Convergence of a sequence of inverse operators

Question

Let $T_n$ be a sequence of invertible bounded linear operators between Banach spaces converging to $T$. I naively thought that the sequence of inverses $T_n^{-1}$ may converge to $T^{-1}$. On the other hand, however, I vaguely remember that I have been taught that a side condition such as $\Vert T_n^{-1}\Vert < M$, where $M$ is indepedent of $n$, may be needed for $T_n^{-1}$ to converge to $T^{-1}$. I couldn't find a reference to the memory.
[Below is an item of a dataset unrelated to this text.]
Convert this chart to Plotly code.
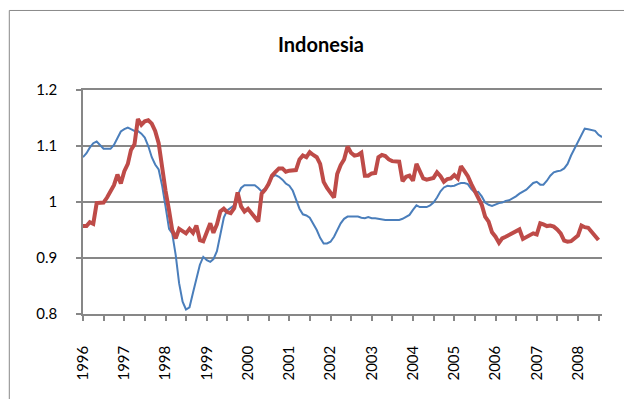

Is it really possible that $T_n^{-1}$ does not converge to $T^{-1}$ in general?

Answer 1

Let $c_n$ be some sequence converging to $0$ and define $T_n (x) := c_n\cdot x$. Then $T_n \to 0$ in the operator topology. We have $T_n^{-1}(x) := \frac{1}{c_n}x$ which does not converge in the operator topology (we have $\|T_n^{-1}\| = \frac{1}{c_n}$).

Answer 2

There are some details missing regarding type of convergence. Consider norm-convergence: If you assume $T_n$ invertible and $\|T^{-1}_n\|\leq M$ then for $\|T-T_n\|<1/M$, $T$ is also invertible and you get a von neumann series by developping $$ T^{-1}= (T_n + (T-T_n))^{-1} = (I + T_n^{-1} (T-T_n))^{-1} T_n^{-1}$$ Sometimes you may use the identity $$ T_n^{-1} - T^{-1} = T_n^{-1} (T - T_n) T^{-1} $$ to get better estimates. If you don't have any bounds on $T_n^{-1}$ nor $T^{-1}$ then it becomes more difficult...